(Code that draws figures)
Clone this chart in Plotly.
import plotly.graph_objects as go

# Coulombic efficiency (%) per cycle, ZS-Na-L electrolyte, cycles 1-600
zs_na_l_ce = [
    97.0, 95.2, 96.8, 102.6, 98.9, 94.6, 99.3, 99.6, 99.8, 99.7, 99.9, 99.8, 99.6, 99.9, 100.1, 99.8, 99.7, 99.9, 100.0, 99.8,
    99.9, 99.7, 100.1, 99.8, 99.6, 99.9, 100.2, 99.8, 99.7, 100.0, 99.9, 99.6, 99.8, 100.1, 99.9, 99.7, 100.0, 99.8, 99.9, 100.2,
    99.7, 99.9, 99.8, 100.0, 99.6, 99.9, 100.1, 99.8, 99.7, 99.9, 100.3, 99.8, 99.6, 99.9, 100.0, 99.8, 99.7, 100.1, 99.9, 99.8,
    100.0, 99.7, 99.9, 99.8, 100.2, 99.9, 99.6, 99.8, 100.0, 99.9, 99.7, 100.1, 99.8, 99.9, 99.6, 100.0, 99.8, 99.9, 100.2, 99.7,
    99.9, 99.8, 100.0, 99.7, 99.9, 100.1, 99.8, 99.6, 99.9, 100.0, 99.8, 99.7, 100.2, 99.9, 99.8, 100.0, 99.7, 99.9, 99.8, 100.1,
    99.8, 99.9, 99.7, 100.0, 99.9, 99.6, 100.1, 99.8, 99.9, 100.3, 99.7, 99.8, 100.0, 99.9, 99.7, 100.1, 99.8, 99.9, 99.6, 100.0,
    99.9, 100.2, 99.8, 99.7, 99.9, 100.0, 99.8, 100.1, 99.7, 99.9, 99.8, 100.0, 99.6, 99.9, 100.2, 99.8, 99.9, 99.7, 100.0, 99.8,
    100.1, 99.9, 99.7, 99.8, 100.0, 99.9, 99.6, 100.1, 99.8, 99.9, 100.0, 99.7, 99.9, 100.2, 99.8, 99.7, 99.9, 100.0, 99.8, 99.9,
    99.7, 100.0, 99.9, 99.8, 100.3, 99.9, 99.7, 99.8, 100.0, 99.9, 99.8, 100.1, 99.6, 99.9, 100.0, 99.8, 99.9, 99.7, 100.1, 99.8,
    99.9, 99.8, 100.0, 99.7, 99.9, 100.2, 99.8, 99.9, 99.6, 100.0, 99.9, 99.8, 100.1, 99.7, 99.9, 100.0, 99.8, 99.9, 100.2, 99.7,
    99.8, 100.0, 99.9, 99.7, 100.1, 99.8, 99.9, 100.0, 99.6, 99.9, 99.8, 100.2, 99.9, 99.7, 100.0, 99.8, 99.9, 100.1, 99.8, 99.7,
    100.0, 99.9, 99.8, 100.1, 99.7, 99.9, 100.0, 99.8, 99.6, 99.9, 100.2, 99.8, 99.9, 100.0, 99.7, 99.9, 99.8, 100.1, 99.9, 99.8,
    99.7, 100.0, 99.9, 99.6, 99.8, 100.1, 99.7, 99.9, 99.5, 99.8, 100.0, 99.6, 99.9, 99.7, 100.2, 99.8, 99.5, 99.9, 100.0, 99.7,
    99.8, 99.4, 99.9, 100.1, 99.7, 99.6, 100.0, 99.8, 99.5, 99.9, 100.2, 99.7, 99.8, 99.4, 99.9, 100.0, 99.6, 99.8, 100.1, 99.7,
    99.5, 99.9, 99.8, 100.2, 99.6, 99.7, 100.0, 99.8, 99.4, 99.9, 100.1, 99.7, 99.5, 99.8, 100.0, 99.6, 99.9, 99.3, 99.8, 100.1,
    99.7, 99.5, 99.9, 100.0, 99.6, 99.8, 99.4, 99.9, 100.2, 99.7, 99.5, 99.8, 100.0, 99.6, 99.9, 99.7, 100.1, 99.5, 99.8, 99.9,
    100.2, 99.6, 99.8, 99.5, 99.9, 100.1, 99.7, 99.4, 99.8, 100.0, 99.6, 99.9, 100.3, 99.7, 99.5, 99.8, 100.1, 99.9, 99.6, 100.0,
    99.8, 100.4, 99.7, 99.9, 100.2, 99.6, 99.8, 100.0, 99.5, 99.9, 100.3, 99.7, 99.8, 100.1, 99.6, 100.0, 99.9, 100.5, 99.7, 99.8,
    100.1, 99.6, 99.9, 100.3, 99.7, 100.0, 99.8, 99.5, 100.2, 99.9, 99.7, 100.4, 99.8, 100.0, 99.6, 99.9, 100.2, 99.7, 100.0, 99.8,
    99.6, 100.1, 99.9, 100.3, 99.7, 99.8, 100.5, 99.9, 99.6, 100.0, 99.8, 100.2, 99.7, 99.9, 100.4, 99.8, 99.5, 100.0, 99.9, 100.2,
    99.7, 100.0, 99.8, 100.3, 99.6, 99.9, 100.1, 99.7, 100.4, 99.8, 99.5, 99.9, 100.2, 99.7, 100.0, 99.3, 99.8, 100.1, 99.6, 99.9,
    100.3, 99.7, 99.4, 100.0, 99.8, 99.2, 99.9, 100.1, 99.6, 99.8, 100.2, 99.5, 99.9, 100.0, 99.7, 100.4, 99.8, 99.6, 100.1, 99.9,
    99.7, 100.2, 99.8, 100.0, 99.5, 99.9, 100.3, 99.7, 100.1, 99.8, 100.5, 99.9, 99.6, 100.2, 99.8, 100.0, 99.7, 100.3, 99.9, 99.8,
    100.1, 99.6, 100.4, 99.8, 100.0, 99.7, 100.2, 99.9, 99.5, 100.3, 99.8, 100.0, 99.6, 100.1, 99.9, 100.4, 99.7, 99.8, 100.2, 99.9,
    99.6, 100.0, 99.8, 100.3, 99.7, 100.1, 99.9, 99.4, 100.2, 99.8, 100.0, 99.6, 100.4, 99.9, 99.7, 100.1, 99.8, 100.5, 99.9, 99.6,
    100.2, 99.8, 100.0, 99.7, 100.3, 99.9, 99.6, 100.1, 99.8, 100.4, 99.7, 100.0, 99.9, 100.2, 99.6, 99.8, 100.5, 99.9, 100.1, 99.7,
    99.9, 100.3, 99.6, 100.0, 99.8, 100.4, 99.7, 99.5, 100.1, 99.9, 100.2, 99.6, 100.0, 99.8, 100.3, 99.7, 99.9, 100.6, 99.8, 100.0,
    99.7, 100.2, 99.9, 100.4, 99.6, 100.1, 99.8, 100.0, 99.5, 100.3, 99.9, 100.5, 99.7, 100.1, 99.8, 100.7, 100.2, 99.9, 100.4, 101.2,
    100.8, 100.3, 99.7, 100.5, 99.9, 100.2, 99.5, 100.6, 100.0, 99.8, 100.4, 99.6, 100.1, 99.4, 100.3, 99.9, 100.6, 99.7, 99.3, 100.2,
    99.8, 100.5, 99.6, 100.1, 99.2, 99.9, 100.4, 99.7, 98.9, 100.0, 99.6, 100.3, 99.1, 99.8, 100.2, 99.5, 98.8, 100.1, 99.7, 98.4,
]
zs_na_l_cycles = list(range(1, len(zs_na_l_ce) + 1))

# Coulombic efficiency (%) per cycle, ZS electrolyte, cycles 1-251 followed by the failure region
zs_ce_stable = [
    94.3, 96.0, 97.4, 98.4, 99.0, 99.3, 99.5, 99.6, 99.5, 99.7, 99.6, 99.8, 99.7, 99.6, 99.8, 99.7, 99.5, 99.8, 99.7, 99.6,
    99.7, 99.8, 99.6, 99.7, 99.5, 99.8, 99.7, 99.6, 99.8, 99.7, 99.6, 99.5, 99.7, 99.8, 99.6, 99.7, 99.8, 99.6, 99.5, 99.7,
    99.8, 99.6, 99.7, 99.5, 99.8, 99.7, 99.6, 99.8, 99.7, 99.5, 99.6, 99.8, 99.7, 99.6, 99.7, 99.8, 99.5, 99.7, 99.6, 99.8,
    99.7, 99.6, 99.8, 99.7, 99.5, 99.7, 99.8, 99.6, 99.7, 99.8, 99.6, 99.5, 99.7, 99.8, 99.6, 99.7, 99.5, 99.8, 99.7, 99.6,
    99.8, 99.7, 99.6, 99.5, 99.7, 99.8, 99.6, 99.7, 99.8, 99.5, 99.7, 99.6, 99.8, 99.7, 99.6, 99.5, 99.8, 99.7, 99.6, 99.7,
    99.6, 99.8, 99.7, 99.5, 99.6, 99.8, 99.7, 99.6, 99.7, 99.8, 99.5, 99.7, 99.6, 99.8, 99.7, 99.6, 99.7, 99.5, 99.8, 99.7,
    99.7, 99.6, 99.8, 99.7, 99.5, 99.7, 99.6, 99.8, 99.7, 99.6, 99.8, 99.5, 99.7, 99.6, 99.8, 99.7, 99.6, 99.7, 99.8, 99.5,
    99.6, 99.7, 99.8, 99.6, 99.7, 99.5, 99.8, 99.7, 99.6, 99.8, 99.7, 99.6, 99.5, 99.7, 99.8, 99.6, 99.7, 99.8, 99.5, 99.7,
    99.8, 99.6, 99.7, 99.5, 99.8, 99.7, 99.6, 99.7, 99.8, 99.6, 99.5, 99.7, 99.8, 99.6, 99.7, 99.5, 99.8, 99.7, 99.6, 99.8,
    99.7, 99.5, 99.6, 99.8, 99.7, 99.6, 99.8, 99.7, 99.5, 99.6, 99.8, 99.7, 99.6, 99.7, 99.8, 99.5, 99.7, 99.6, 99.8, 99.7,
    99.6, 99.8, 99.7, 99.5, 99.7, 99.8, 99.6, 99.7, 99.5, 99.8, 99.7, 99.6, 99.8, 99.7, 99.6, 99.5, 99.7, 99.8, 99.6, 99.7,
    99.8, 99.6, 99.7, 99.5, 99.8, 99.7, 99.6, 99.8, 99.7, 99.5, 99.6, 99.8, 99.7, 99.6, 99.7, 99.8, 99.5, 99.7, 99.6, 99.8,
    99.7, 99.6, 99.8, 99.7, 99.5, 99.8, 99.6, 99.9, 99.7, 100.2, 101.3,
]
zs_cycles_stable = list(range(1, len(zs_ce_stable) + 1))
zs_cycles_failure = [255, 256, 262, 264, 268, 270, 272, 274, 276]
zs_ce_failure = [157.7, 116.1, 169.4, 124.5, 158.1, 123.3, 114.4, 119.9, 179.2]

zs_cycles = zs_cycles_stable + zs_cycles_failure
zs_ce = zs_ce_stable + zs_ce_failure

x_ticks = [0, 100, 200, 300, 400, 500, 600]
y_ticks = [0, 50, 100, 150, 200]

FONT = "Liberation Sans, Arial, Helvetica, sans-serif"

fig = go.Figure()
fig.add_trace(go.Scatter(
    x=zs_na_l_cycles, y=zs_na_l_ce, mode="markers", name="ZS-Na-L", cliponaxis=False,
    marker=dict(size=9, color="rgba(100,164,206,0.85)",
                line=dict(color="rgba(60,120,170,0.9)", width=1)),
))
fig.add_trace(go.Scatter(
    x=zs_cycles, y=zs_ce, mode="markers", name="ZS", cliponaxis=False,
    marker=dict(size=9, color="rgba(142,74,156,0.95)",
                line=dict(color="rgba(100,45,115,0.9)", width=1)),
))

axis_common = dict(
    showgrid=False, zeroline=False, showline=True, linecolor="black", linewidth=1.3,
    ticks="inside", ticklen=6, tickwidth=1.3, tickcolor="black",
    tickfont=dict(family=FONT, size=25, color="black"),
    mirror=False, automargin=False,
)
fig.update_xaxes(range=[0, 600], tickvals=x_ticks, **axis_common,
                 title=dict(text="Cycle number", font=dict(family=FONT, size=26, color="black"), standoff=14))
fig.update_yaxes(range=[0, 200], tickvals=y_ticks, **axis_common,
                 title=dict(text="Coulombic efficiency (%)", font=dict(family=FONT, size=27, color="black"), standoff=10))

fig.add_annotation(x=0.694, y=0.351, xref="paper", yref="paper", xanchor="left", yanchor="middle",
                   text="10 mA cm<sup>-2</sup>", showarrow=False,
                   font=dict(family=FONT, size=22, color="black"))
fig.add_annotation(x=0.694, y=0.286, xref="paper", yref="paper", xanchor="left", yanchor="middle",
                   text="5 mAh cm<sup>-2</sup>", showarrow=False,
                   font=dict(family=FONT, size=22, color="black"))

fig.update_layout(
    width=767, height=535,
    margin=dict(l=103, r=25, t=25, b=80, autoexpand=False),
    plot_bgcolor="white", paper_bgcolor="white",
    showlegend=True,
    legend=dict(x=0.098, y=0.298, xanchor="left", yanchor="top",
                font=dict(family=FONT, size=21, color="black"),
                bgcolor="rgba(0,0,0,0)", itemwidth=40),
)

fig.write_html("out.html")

---

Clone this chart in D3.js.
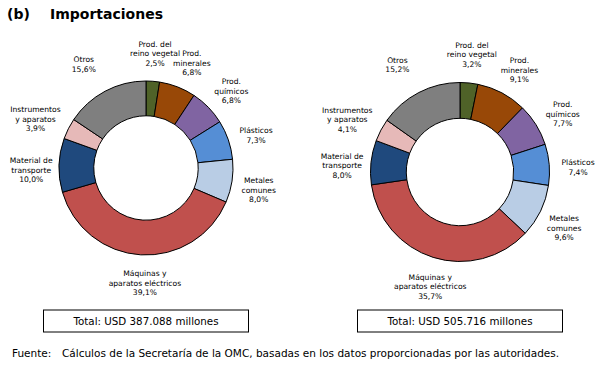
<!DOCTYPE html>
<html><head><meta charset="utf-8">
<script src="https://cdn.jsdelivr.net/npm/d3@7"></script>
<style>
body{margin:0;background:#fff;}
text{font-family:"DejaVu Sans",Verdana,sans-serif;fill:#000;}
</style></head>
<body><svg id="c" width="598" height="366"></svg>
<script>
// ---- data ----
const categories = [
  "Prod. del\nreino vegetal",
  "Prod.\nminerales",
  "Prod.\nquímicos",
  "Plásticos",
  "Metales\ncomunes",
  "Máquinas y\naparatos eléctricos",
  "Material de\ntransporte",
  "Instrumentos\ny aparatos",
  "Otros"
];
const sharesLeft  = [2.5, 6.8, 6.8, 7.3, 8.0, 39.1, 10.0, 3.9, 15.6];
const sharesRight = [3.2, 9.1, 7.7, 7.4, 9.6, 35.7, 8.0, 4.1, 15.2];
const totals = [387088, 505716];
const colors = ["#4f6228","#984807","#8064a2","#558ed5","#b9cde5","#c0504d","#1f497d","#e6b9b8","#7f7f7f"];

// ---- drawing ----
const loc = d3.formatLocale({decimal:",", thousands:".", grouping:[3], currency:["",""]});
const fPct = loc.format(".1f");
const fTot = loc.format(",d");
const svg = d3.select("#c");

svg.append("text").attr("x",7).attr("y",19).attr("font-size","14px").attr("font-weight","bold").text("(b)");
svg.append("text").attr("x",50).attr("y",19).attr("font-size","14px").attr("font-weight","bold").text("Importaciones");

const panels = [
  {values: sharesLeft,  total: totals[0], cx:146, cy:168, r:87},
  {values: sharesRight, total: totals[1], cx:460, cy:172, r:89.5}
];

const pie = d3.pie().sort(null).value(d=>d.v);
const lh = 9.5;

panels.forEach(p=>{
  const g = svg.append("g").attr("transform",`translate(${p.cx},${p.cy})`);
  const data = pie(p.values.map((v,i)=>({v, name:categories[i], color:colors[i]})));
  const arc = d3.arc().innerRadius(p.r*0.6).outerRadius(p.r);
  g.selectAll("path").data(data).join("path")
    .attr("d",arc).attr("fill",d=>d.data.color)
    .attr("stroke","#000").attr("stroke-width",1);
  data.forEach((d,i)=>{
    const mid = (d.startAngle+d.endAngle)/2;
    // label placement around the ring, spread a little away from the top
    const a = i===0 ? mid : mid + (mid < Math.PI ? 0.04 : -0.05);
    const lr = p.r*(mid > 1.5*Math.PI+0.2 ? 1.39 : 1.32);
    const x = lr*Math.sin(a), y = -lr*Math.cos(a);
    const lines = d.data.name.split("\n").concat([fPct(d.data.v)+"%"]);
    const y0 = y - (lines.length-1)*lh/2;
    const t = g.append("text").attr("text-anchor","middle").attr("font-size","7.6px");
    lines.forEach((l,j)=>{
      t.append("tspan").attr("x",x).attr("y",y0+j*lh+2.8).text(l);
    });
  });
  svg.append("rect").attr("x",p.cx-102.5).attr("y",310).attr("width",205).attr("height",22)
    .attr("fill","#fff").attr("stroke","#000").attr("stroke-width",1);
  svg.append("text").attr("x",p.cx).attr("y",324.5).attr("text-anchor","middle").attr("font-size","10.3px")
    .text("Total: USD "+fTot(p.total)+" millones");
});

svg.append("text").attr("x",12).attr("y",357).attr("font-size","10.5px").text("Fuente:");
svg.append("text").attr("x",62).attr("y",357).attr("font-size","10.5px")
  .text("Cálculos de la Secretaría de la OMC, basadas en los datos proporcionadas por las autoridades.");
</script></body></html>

AIM OF THE TASK
Go back to the listing above and reproduce, exactly, the stretch from the line bearing "Clone this chart in D3.js." through the line bearing "const lh = 9.5;", without its pictures.

RESPONSE TO THIS TASK
Clone this chart in D3.js.
<!DOCTYPE html>
<html><head><meta charset="utf-8">
<script src="https://cdn.jsdelivr.net/npm/d3@7"></script>
<style>
body{margin:0;background:#fff;}
text{font-family:"DejaVu Sans",Verdana,sans-serif;fill:#000;}
</style></head>
<body><svg id="c" width="598" height="366"></svg>
<script>
// ---- data ----
const categories = [
  "Prod. del\nreino vegetal",
  "Prod.\nminerales",
  "Prod.\nquímicos",
  "Plásticos",
  "Metales\ncomunes",
  "Máquinas y\naparatos eléctricos",
  "Material de\ntransporte",
  "Instrumentos\ny aparatos",
  "Otros"
];
const sharesLeft  = [2.5, 6.8, 6.8, 7.3, 8.0, 39.1, 10.0, 3.9, 15.6];
const sharesRight = [3.2, 9.1, 7.7, 7.4, 9.6, 35.7, 8.0, 4.1, 15.2];
const totals = [387088, 505716];
const colors = ["#4f6228","#984807","#8064a2","#558ed5","#b9cde5","#c0504d","#1f497d","#e6b9b8","#7f7f7f"];

// ---- drawing ----
const loc = d3.formatLocale({decimal:",", thousands:".", grouping:[3], currency:["",""]});
const fPct = loc.format(".1f");
const fTot = loc.format(",d");
const svg = d3.select("#c");

svg.append("text").attr("x",7).attr("y",19).attr("font-size","14px").attr("font-weight","bold").text("(b)");
svg.append("text").attr("x",50).attr("y",19).attr("font-size","14px").attr("font-weight","bold").text("Importaciones");

const panels = [
  {values: sharesLeft,  total: totals[0], cx:146, cy:168, r:87},
  {values: sharesRight, total: totals[1], cx:460, cy:172, r:89.5}
];

const pie = d3.pie().sort(null).value(d=>d.v);
const lh = 9.5;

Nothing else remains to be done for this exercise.